(Code that draws figures)
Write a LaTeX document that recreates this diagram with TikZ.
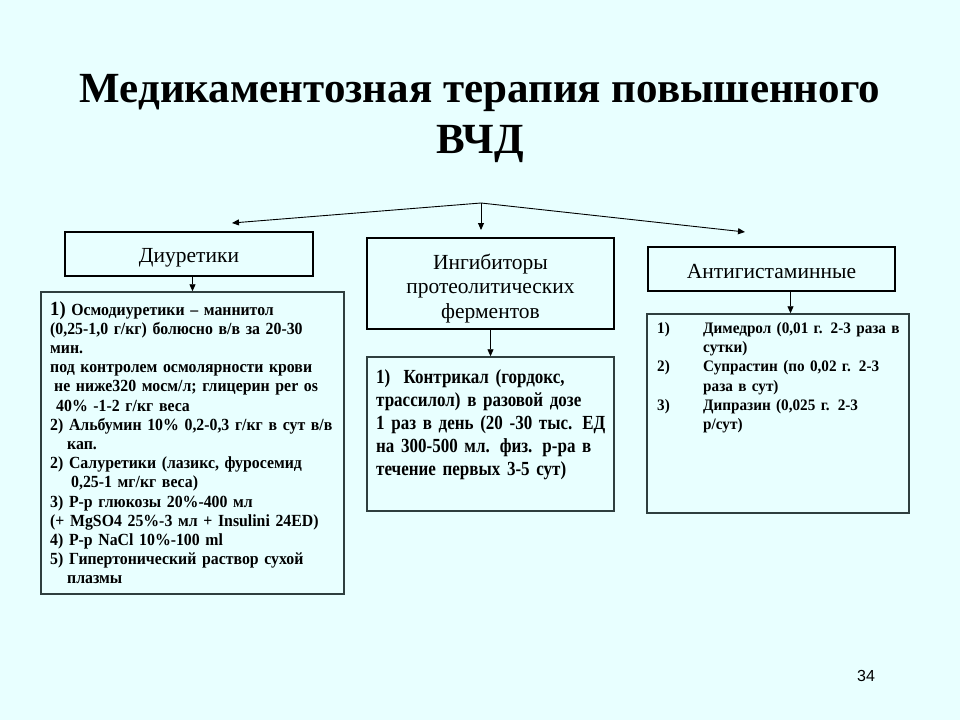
\documentclass[tikz,border=0pt]{standalone}
\usepackage{fontspec}
\setmainfont{Liberation Serif}
\newfontfamily\condf[FakeStretch=0.93]{Liberation Serif}
\newfontfamily\condm[FakeStretch=0.85]{Liberation Serif}
\newfontfamily\condr[FakeStretch=0.95]{Liberation Serif}
\newfontfamily\numf{Liberation Sans}
\usetikzlibrary{arrows.meta}
\definecolor{bgc}{HTML}{E8FFFF}
\definecolor{bordc}{HTML}{2F3F3F}
\begin{document}
\begin{tikzpicture}[x=1pt,y=-1pt,
  hbox/.style={draw=black,line width=1.2pt,fill=bgc,inner sep=0pt},
  lbox/.style={draw=bordc,line width=1.5pt,fill=bgc,inner sep=0pt},
  htext/.style={font=\fontsize{21.5}{24.5}\selectfont,align=center,inner sep=0pt},
  ttext/.style={font=\bfseries\fontsize{43}{48}\selectfont},
  arr/.style={-{Triangle[length=7pt,width=6pt]},line width=0.9pt},
  tnode/.style={anchor=north west,inner sep=0pt,align=left}]
\useasboundingbox (0,0) rectangle (960,720);
\fill[bgc] (0,0) rectangle (960,720);
% title
\node[ttext] (title1) at (480,93) {Медикаментозная терапия повышенного};
\node[ttext] (title2) at (480,144) {ВЧД};
% header boxes
\node[hbox,minimum width=248pt,minimum height=44pt] (diu) at (189,254) {};
\node[hbox,minimum width=247pt,minimum height=91pt] (inh) at (490.5,283.5) {};
\node[hbox,minimum width=247pt,minimum height=44pt] (ant) at (771.5,269) {};
\node[htext] (diulab) at ([yshift=-4pt]diu.center) {Диуретики};
\node[htext] (inhlab) at ([yshift=-5pt]inh.center) {Ингибиторы\\протеолитических\\ферментов};
\node[htext] (antlab) at ([yshift=-3pt]ant.center) {Антигистаминные};
% lower boxes
\node[lbox,minimum width=303pt,minimum height=302pt] (L) at (192.5,443) {};
\node[lbox,minimum width=247pt,minimum height=154pt] (M) at (490.5,434) {};
\node[lbox,minimum width=262pt,minimum height=199pt] (R) at (778,413.5) {};
% top connectors
\coordinate (apex) at (481,203);
\coordinate (eL) at (232,223);
\coordinate (eM) at (481,230);
\coordinate (eR) at (745,232);
\draw[arr] (apex) -- (eL);
\draw[arr] (apex) -- (eM);
\draw[arr] (apex) -- (eR);
% box connectors
\draw[arr] (L.north |- diu.south) -- (L.north);
\draw[arr] (inh.south) -- (M.north);
\draw[arr] ([xshift=19pt]ant.south) -- ([xshift=19pt]ant.south |- R.north);
% texts
\node[tnode,text width=290pt,font=\condf\bfseries\fontsize{17}{19.2}\selectfont] (Ltext) at (50,301) {%
{\fontsize{20}{19.2}\selectfont 1)} Осмодиуретики – маннитол\\
\makebox[286pt][s]{(0,25-1,0 г/кг) болюсно в/в за 20-30}\\
мин.\\
под контролем осмолярности крови\\
\hspace*{4pt}не ниже320 мосм/л; глицерин per os\\
\hspace*{6pt}40\% -1-2 г/кг веса\\
2) Альбумин 10\% 0,2-0,3 г/кг в сут в/в\\
\hspace*{17pt}кап.\\
2) Салуретики (лазикс, фуросемид\\
\hspace*{21pt}0,25-1 мг/кг веса)\\
3) Р-р глюкозы 20\%-400 мл\\
(+ MgSO4 25\%-3 мл + Insulini 24ED)\\
4) Р-р NaCl 10\%-100 ml\\
5) Гипертонический раствор сухой\\
\hspace*{17pt}плазмы};
\node[tnode,text width=232pt,font=\condm\bfseries\fontsize{20}{23}\selectfont] (Mtext) at (376,369) {%
1)\ \ Контрикал (гордокс,\\
\makebox[230pt][s]{трассилол) в разовой дозе}\\
\makebox[230pt][s]{1 раз в день (20 -30 тыс. ЕД}\\
\makebox[230pt][s]{на 300-500 мл. физ. р-ра в}\\
течение первых 3-5 сут)};
\node[tnode,text width=250pt,font=\condr\bfseries\fontsize{16}{19.3}\selectfont] (Rtext) at (657,322) {%
\makebox[46pt][l]{1)}Димедрол (0,01 г. 2-3 раза в\\
\hspace*{46pt}сутки)\\
\makebox[46pt][l]{2)}\makebox[197pt][s]{Супрастин (по 0,02 г. 2-3}\\
\hspace*{46pt}раза в сут)\\
\makebox[46pt][l]{3)}\makebox[197pt][s]{Дипразин (0,025 г. 2-3}\\
\hspace*{46pt}р/сут)};
\node[font=\numf\fontsize{16}{19}\selectfont] (pg) at (866,676) {34};
\end{tikzpicture}
\end{document}
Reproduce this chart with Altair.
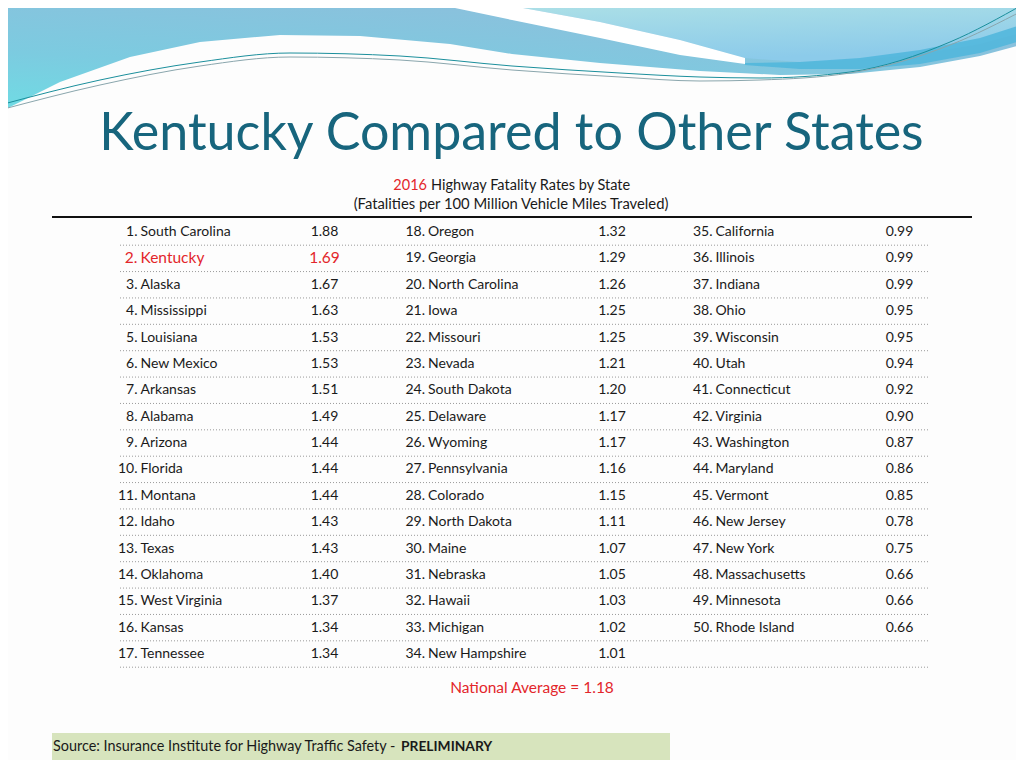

YOUR GOAL |
Copy the records word for word, leaving no picture in the copy.

SOLUTION |
Write a LaTeX document that recreates this diagram with TikZ.
\documentclass[tikz,border=0pt]{standalone}
\usepackage{fontspec}
\setmainfont{Liberation Serif}
\newfontfamily\condf[FakeStretch=0.93]{Liberation Serif}
\newfontfamily\condm[FakeStretch=0.85]{Liberation Serif}
\newfontfamily\condr[FakeStretch=0.95]{Liberation Serif}
\newfontfamily\numf{Liberation Sans}
\usetikzlibrary{arrows.meta}
\definecolor{bgc}{HTML}{E8FFFF}
\definecolor{bordc}{HTML}{2F3F3F}
\begin{document}
\begin{tikzpicture}[x=1pt,y=-1pt,
  hbox/.style={draw=black,line width=1.2pt,fill=bgc,inner sep=0pt},
  lbox/.style={draw=bordc,line width=1.5pt,fill=bgc,inner sep=0pt},
  htext/.style={font=\fontsize{21.5}{24.5}\selectfont,align=center,inner sep=0pt},
  ttext/.style={font=\bfseries\fontsize{43}{48}\selectfont},
  arr/.style={-{Triangle[length=7pt,width=6pt]},line width=0.9pt},
  tnode/.style={anchor=north west,inner sep=0pt,align=left}]
\useasboundingbox (0,0) rectangle (960,720);
\fill[bgc] (0,0) rectangle (960,720);
% title
\node[ttext] (title1) at (480,93) {Медикаментозная терапия повышенного};
\node[ttext] (title2) at (480,144) {ВЧД};
% header boxes
\node[hbox,minimum width=248pt,minimum height=44pt] (diu) at (189,254) {};
\node[hbox,minimum width=247pt,minimum height=91pt] (inh) at (490.5,283.5) {};
\node[hbox,minimum width=247pt,minimum height=44pt] (ant) at (771.5,269) {};
\node[htext] (diulab) at ([yshift=-4pt]diu.center) {Диуретики};
\node[htext] (inhlab) at ([yshift=-5pt]inh.center) {Ингибиторы\\протеолитических\\ферментов};
\node[htext] (antlab) at ([yshift=-3pt]ant.center) {Антигистаминные};
% lower boxes
\node[lbox,minimum width=303pt,minimum height=302pt] (L) at (192.5,443) {};
\node[lbox,minimum width=247pt,minimum height=154pt] (M) at (490.5,434) {};
\node[lbox,minimum width=262pt,minimum height=199pt] (R) at (778,413.5) {};
% top connectors
\coordinate (apex) at (481,203);
\coordinate (eL) at (232,223);
\coordinate (eM) at (481,230);
\coordinate (eR) at (745,232);
\draw[arr] (apex) -- (eL);
\draw[arr] (apex) -- (eM);
\draw[arr] (apex) -- (eR);
% box connectors
\draw[arr] (L.north |- diu.south) -- (L.north);
\draw[arr] (inh.south) -- (M.north);
\draw[arr] ([xshift=19pt]ant.south) -- ([xshift=19pt]ant.south |- R.north);
% texts
\node[tnode,text width=290pt,font=\condf\bfseries\fontsize{17}{19.2}\selectfont] (Ltext) at (50,301) {%
{\fontsize{20}{19.2}\selectfont 1)} Осмодиуретики – маннитол\\
\makebox[286pt][s]{(0,25-1,0 г/кг) болюсно в/в за 20-30}\\
мин.\\
под контролем осмолярности крови\\
\hspace*{4pt}не ниже320 мосм/л; глицерин per os\\
\hspace*{6pt}40\% -1-2 г/кг веса\\
2) Альбумин 10\% 0,2-0,3 г/кг в сут в/в\\
\hspace*{17pt}кап.\\
2) Салуретики (лазикс, фуросемид\\
\hspace*{21pt}0,25-1 мг/кг веса)\\
3) Р-р глюкозы 20\%-400 мл\\
(+ MgSO4 25\%-3 мл + Insulini 24ED)\\
4) Р-р NaCl 10\%-100 ml\\
5) Гипертонический раствор сухой\\
\hspace*{17pt}плазмы};
\node[tnode,text width=232pt,font=\condm\bfseries\fontsize{20}{23}\selectfont] (Mtext) at (376,369) {%
1)\ \ Контрикал (гордокс,\\
\makebox[230pt][s]{трассилол) в разовой дозе}\\
\makebox[230pt][s]{1 раз в день (20 -30 тыс. ЕД}\\
\makebox[230pt][s]{на 300-500 мл. физ. р-ра в}\\
течение первых 3-5 сут)};
\node[tnode,text width=250pt,font=\condr\bfseries\fontsize{16}{19.3}\selectfont] (Rtext) at (657,322) {%
\makebox[46pt][l]{1)}Димедрол (0,01 г. 2-3 раза в\\
\hspace*{46pt}сутки)\\
\makebox[46pt][l]{2)}\makebox[197pt][s]{Супрастин (по 0,02 г. 2-3}\\
\hspace*{46pt}раза в сут)\\
\makebox[46pt][l]{3)}\makebox[197pt][s]{Дипразин (0,025 г. 2-3}\\
\hspace*{46pt}р/сут)};
\node[font=\numf\fontsize{16}{19}\selectfont] (pg) at (866,676) {34};
\end{tikzpicture}
\end{document}
Reproduce this chart with Altair.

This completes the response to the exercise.